Source code of charts:
__________________________________________________
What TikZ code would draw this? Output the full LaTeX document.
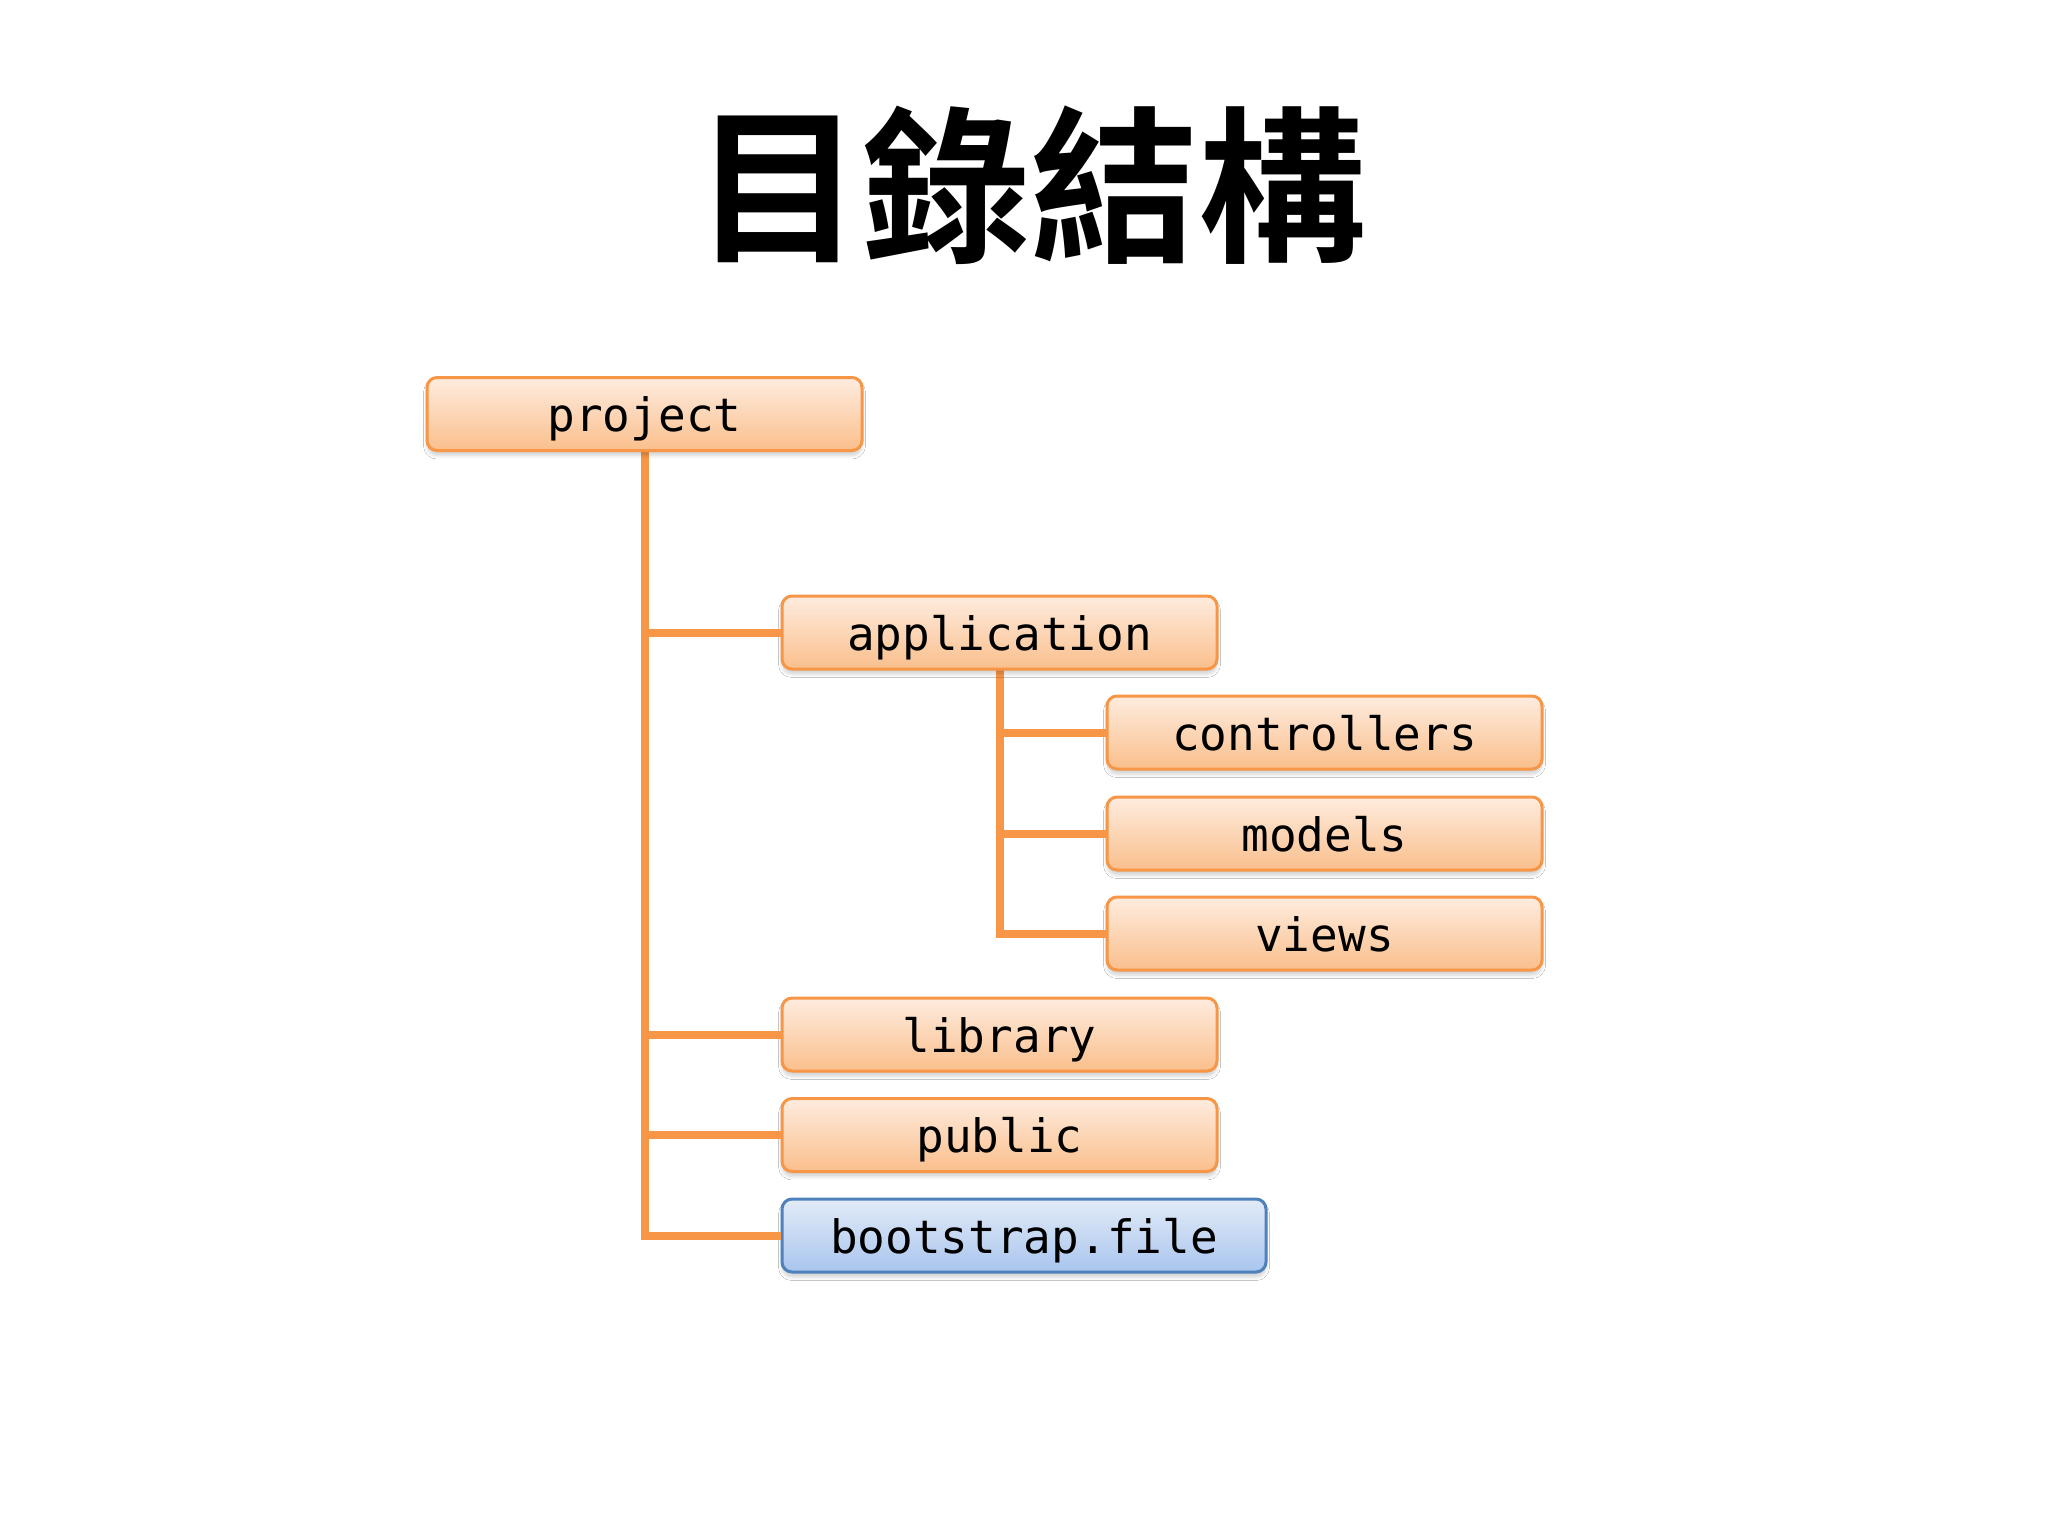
\documentclass[tikz,border=0pt]{standalone}
\usepackage{fontspec}
\newfontfamily\cjk{Noto Sans CJK TC}[BoldFont={Noto Sans CJK TC Bold}]
\newfontfamily\monofnt{DejaVu Sans Mono}
\usetikzlibrary{shadows.blur}
\definecolor{orline}{HTML}{F79646}
\definecolor{ortop}{HTML}{FEECDF}
\definecolor{orbot}{HTML}{FABF8C}
\definecolor{bltop}{HTML}{E2EBF7}
\definecolor{blbot}{HTML}{A9C5EE}
\definecolor{blline}{HTML}{4F81BD}
\tikzset{
  dirbox/.style={draw=orline, line width=1.5pt, rounded corners=5pt,
    top color=ortop, bottom color=orbot, minimum width=217.5pt, minimum height=36.5pt,
    inner sep=0pt, text height=20pt, text depth=2.5pt, font=\monofnt\fontsize{23}{23}\selectfont,
    blur shadow={shadow xshift=0pt, shadow yshift=-2.5pt, shadow opacity=18, shadow blur steps=6}},
  filebox/.style={dirbox, draw=blline, top color=bltop, bottom color=blbot, minimum width=242pt},
  conn/.style={draw=orline, line width=4pt}
}
\begin{document}
\begin{tikzpicture}[x=0.5pt,y=-0.5pt]
\useasboundingbox[fill=white] (0,0) rectangle (2048,1536);
\node[font=\cjk\bfseries\fontsize{84}{84}\selectfont, anchor=base, inner sep=0pt] (title) at (1030,249) {目錄結構};
% connectors first
\coordinate (pbot) at (644.5,451);
\coordinate (abot) at (999.5,669);
\draw[conn] (pbot) |- (1024,1235.5) coordinate (bend);
\draw[conn] (abot) |- (1324.5,933.5);
% nodes
\node[dirbox] (project) at (644.5,414) {project};
\node[dirbox] (application) at (999.5,632.5) {application};
\node[dirbox] (controllers) at (1324.5,732.5) {controllers};
\node[dirbox] (models) at (1324.5,833.5) {models};
\node[dirbox] (views) at (1324.5,933.5) {views};
\node[dirbox] (library) at (999.5,1034.5) {library};
\node[dirbox] (public) at (999.5,1135) {public};
\node[filebox] (bootstrap) at (1024,1235.5) {bootstrap.file};
% branches
\draw[conn] (project.south |- application.west) -- (application.west);
\draw[conn] (project.south |- library.west) -- (library.west);
\draw[conn] (project.south |- public.west) -- (public.west);
\draw[conn] (project.south |- bootstrap.west) -- (bootstrap.west);
\draw[conn] (application.south |- controllers.west) -- (controllers.west);
\draw[conn] (application.south |- models.west) -- (models.west);
\draw[conn] (application.south |- views.west) -- (views.west);
\end{tikzpicture}
\end{document}
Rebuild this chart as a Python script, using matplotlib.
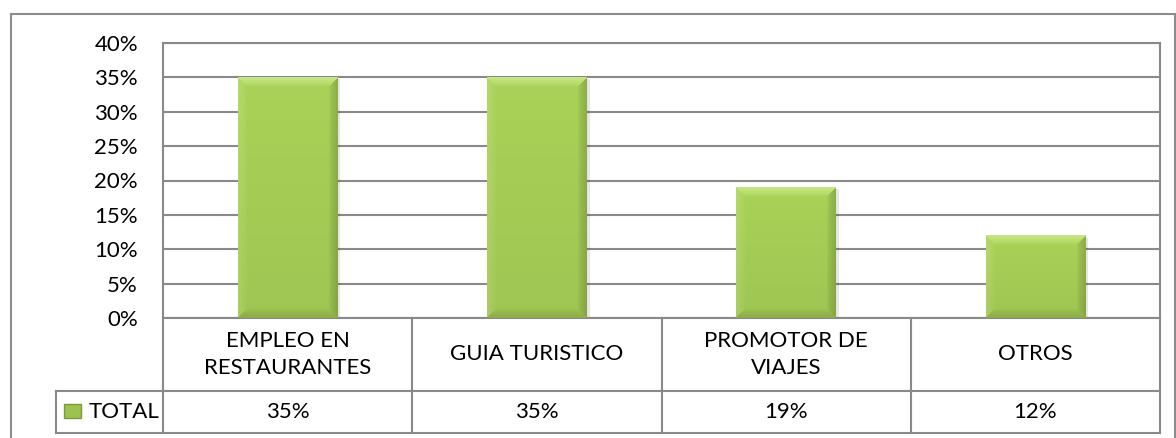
import numpy as np
import matplotlib
matplotlib.use("Agg")
import matplotlib.pyplot as plt
from matplotlib.transforms import blended_transform_factory
from matplotlib.lines import Line2D
from matplotlib.patches import Rectangle

categories = ["EMPLEO EN\nRESTAURANTES", "GUIA TURISTICO", "PROMOTOR DE\nVIAJES", "OTROS"]
values = [35, 35, 19, 12]
series_name = "TOTAL"
y_ticks = [0, 5, 10, 15, 20, 25, 30, 35, 40]
y_tick_labels = ["0%", "5%", "10%", "15%", "20%", "25%", "30%", "35%", "40%"]
value_labels = ["35%", "35%", "19%", "12%"]

W, H = 1176, 438
plt.rcParams['font.family'] = ['Lato', 'DejaVu Sans']
FS = 16
GRID = "#898989"

fig = plt.figure(figsize=(W / 100, H / 100), dpi=100)
fig.patch.set_facecolor("white")

def fx(px):
    return px / W

def fy(py):
    return 1 - py / H

L, T, R, B = 163, 43, 1160, 318
ax = fig.add_axes([fx(L), fy(B), fx(R) - fx(L), (B - T) / H])
ax.set_xlim(-0.5, len(categories) - 0.5)
ax.set_ylim(0, 40)
ax.set_yticks(y_ticks)
ax.set_yticklabels(y_tick_labels, fontsize=FS)
ax.tick_params(axis="y", length=0, pad=18)
ax.set_xticks([])
ax.yaxis.grid(True, color=GRID, linewidth=1.5)
ax.set_axisbelow(True)
for s in ax.spines.values():
    s.set_color(GRID)
    s.set_linewidth(1.5)

x = np.arange(len(categories))
bars = ax.bar(x, values, width=0.4, color="#A5CB55", zorder=2)

def bevel_img(wpx, hpx, b=9):
    face = np.array([0xA6, 0xCE, 0x56]) / 255
    top = np.array([0xC2, 0xE2, 0x80]) / 255
    left = np.array([0xB0, 0xD5, 0x66]) / 255
    right = np.array([0x8A, 0xAC, 0x46]) / 255
    bottom = np.array([0x92, 0xB4, 0x4B]) / 255
    yy, xx = np.mgrid[0:hpx, 0:wpx]
    d = np.stack([yy, hpx - 1 - yy, xx, wpx - 1 - xx]).astype(float)
    idx = np.argmin(d, axis=0)
    dmin = np.min(d, axis=0)
    wgt = np.clip(1 - dmin / b, 0, 1) ** 0.7
    img = np.empty((hpx, wpx, 3))
    img[:] = face
    cols = [top, bottom, left, right]
    for k in range(4):
        m = idx == k
        img[m] = face * (1 - wgt[m, None]) + cols[k] * wgt[m, None]
    g = np.linspace(1.02, 0.96, hpx)[:, None, None]
    return np.clip(img * g, 0, 1)

fig.canvas.draw()
for bar in bars:
    x0, y0 = bar.get_x(), bar.get_y()
    bw, bh = bar.get_width(), bar.get_height()
    p0 = ax.transData.transform((x0, y0))
    p1 = ax.transData.transform((x0 + bw, y0 + bh))
    wpx = max(int(round(p1[0] - p0[0])), 2)
    hpx = max(int(round(p1[1] - p0[1])), 2)
    ax.add_patch(Rectangle((x0 + 0.012, y0), bw, bh - 0.3, color="#000000", alpha=0.10,
                           zorder=1.9, linewidth=0))
    ax.imshow(bevel_img(wpx, hpx), extent=(x0, x0 + bw, y0, y0 + bh), aspect="auto",
              interpolation="bilinear", zorder=3)
ax.set_xlim(-0.5, len(categories) - 0.5)
ax.set_ylim(0, 40)

# data table
bt = blended_transform_factory(ax.transData, ax.transAxes)
row1_bot = (B - 391) / (B - T)
row2_bot = (B - 433) / (B - T)
left_ax = (55.7 - L) / (R - L)
for b in np.arange(len(categories) + 1) - 0.5:
    ax.add_line(Line2D([b, b], [0, row2_bot], transform=bt, color=GRID, lw=1.5, clip_on=False))
for yv in [row1_bot, row2_bot]:
    ax.add_line(Line2D([left_ax, 1], [yv, yv], transform=ax.transAxes, color=GRID, lw=1.5, clip_on=False))
ax.add_line(Line2D([left_ax, left_ax], [row1_bot, row2_bot], transform=ax.transAxes, color=GRID, lw=1.5, clip_on=False))

for i, (c, v) in enumerate(zip(categories, value_labels)):
    ax.text(i, row1_bot / 2, c, transform=bt, ha="center", va="center", fontsize=FS,
            linespacing=1.4, clip_on=False)
    ax.text(i, (row1_bot + row2_bot) / 2, v, transform=bt, ha="center", va="center",
            fontsize=FS, clip_on=False)

# legend key + series name
fig.patches.append(Rectangle((fx(64), fy(418)), fx(81) - fx(64), (418 - 404) / H,
                             transform=fig.transFigure, facecolor="#9DC24F",
                             edgecolor="#7C9C3A", linewidth=1))
fig.text(fx(89), fy(412), series_name, ha="left", va="center", fontsize=FS)

# outer chart border
fig.add_artist(Line2D([fx(11), fx(11)], [fy(14), 0], transform=fig.transFigure, color="#8C8C8C", lw=1.5))
fig.add_artist(Line2D([fx(11), 1], [fy(14), fy(14)], transform=fig.transFigure, color="#8C8C8C", lw=1.5))
fig.add_artist(Line2D([fx(1175), fx(1175)], [fy(14), 0], transform=fig.transFigure, color="#8C8C8C", lw=1.5))

fig.savefig("out.png", dpi=100, facecolor="white")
__________________________________________________
Objective: Count how many lines of the material hold the string "matplotlib". Give the number and nothing more.

Answer for this exercise: 7